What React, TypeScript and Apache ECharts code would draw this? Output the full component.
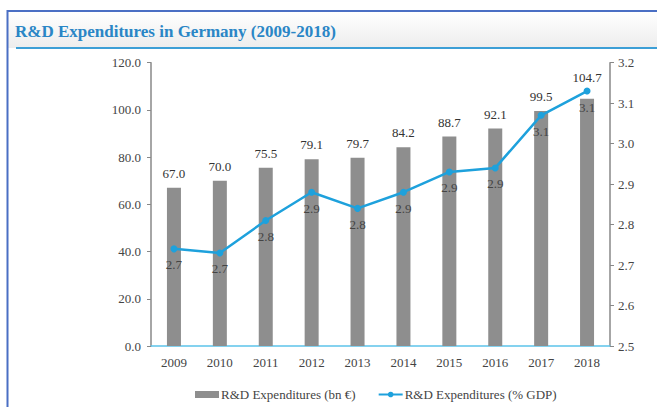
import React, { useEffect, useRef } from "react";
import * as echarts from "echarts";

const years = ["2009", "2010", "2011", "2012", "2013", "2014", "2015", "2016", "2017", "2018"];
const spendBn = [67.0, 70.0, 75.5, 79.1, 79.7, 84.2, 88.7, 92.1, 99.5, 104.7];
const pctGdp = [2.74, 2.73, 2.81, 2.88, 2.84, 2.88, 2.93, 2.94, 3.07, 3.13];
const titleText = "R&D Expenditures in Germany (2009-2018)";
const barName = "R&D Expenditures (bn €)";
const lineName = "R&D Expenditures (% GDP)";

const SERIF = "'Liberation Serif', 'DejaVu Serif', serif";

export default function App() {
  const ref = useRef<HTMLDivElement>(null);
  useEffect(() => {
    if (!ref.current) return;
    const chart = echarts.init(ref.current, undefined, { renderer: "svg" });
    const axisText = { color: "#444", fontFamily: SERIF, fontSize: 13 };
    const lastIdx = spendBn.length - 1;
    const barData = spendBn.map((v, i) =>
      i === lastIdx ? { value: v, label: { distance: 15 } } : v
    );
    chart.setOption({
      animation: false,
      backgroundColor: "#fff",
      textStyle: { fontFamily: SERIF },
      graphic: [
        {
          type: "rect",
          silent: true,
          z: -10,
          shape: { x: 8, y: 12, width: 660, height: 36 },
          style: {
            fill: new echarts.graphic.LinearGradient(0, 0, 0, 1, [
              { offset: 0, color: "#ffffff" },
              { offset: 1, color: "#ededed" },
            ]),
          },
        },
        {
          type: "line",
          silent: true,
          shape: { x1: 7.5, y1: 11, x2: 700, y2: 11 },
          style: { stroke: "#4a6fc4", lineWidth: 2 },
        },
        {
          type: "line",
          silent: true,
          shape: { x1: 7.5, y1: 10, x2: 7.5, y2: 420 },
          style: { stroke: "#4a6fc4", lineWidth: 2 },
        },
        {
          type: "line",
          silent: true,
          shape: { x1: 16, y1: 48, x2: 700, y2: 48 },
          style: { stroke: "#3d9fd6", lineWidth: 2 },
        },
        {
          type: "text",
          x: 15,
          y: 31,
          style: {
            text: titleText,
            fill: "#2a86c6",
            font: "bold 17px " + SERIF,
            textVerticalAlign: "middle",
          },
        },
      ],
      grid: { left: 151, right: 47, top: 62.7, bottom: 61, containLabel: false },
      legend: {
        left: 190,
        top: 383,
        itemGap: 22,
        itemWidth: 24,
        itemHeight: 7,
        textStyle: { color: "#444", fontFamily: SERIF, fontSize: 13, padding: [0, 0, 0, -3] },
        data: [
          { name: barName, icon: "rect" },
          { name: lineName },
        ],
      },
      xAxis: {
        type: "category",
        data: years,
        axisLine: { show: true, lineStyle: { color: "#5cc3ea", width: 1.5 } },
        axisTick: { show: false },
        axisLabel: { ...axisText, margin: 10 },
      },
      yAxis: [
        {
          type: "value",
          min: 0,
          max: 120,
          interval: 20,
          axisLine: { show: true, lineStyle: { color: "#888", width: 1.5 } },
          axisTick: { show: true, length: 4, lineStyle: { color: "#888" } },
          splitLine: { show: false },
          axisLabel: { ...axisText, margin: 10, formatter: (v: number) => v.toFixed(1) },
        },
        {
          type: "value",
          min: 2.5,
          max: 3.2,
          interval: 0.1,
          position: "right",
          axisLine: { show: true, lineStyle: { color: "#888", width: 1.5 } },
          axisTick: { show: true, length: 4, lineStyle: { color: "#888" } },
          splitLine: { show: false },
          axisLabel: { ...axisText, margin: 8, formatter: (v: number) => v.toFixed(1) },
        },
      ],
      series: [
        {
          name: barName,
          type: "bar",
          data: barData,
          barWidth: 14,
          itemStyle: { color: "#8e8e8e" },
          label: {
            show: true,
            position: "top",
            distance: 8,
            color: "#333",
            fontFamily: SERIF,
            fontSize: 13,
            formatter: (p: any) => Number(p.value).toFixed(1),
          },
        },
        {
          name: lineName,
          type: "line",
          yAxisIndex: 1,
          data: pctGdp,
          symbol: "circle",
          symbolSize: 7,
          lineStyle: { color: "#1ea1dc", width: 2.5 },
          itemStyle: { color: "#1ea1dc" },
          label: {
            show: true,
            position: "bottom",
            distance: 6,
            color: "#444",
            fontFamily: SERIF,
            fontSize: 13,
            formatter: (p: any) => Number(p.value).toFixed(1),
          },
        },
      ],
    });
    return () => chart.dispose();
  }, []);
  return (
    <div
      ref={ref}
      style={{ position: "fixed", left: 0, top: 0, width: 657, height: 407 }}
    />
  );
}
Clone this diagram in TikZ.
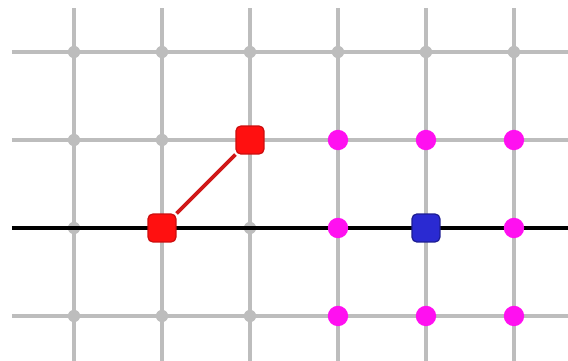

════

## PROBLEM DESCRIPTION
Set down word for word the lines from the first entry through the line with "import * as", both included, omitting pictures.

## FULL ANSWER
What React, TypeScript and Apache ECharts code would draw this? Output the full component.
import React, { useEffect, useRef } from "react";
import * as echarts from "echarts";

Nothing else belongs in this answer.